The private sector, had it been allowed to buy wheat in time, could have met the requirements of flour mills at a reasonable price from June till the start of official releases from the food department at subsidized (issue) price in October. In the changing circumstances, the price of wheat in the open market had shot up so flour mills in Punjab put pressure on the government for early releases of wheat. The Punjab food department started these releases in July at the rate of Rs36.80 per kg and fixed the official sale price of flour at Rs43 per kg.

Millers also negotiated a lower extraction ratio. Earlier they were bound to produce 80 percent wheat flour and 20 percent byproducts from the wheat they were getting from the food department. This year the government, in order to compensate for higher wheat price in the open market, agreed that they could produce only 65 percent flour and 35 percent byproducts from the wheat that they would get from the government at subsidized rates (15 percent reduced quantity of flour from subsidized wheat).

Despite all these steps to keep the flour prices under control, it is being sold up to Rs20/kg higher than the controlled rate of Rs43/kg.

Pakistan’s daily requirement of wheat is around 73,333 tons. Punjab’s daily requirement is around 36,000 tons. The food department in Punjab has been releasing around 16000 to 17000 tons wheat per day to flour mills at a price of Rs38.60 kg since July 2020. But these releases are not enough to meet Punjab’s daily requirements. To meet the shortfall, millers have to buy an additional 20,000 tons wheat per day from the open market, at a price much higher than the government-issued price of wheat. In other words, more than half of the flour produced per day in Punjab is bound to be sold at a price much higher than the controlled price.

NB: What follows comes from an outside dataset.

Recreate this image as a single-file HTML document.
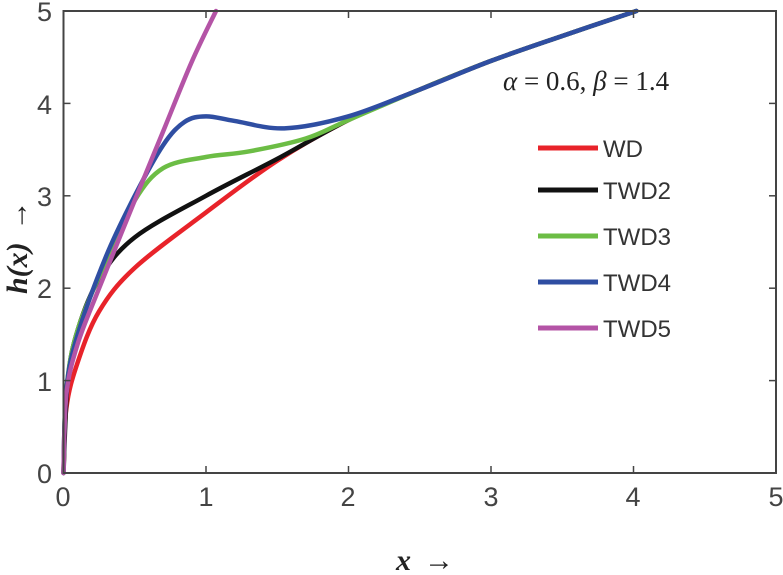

There is no mechanism to distinct and track the flour prepared from subsidized wheat from that of open market wheat along the complex wheat supply chain (flour mills, dealers, sub dealers, big retailers, small retailers etc). This implies that higher flour prices would prevail, rendering the subsidy mechanism ineffective.

We should also keep in mind that Punjab not only supplies wheat to other confederating units, but also to Afghanistan (and at times to Central Asian States as well). The MSP of wheat in dollar terms plays an important role in determining how much wheat will get smuggled from Pakistan. From 2013 to 2017, the MSP was Rs1300 per 40 kg ($315 per ton), reasonably higher than international prices. In 2018-19 it was fixed at Rs1400 per 40 kg but the rupee had depreciated so it came to $ 223 per ton, almost at par with international prices. Today, with further depreciation in the value of the rupee the MRP equals $212 per ton, whereas international prices have shot up to $ 280 per ton – creating a huge incentive for hoarders to smuggle wheat to Afghanistan and beyond, resulting in the shortage of domestic supplies.

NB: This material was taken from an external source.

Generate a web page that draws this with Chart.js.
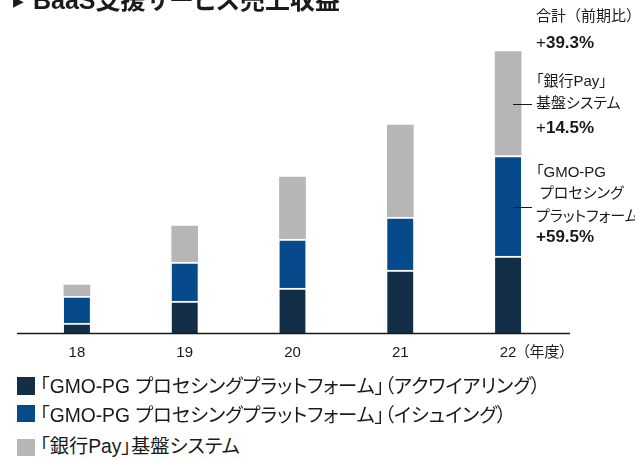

To meet the wheat shortfall, the government plans to import 1.5 million tons of wheat, while the private sector will import another 1.2 million tons. This would improve the supply situation and to an extent the prices too. Imported wheat will cost around Rs50-52 per kg, add grinding, packing cost etc, and the price of one kg flour will exceed Rs55. The government can subsidize to match the issue price, but the private sector cannot and that will keep on distorting the market prices.

A not-popular way of reducing market distortion would be to increase the government issue price (increasing subsidized flour price) to bridge the gap between government price and open market wheat price.

A medium-term approach would be to do away with the MSP that had created a wheat circular debt of Rs757 billion against total stocks of Rs320 billion till December 2019. Abolishing the MSP would also save Rs38 billion annual cost of buying, storing, and releasing 4-million-ton wheat in Punjab only. The 450 billion to 500 billion rupees saved may be diverted to targeted subsidies for food security under BISP/EHSAAS.

The third scenario is to stick to the status quo, which is neither resulting in reduction of rural poverty nor reduction of prices for urban consumers. The government would be reluctant to take any radical measures amidst the current rallies of the united opposition, so expect the status quo –which in the long run will keep on equally pinching the rural poor, urban consumers and the government.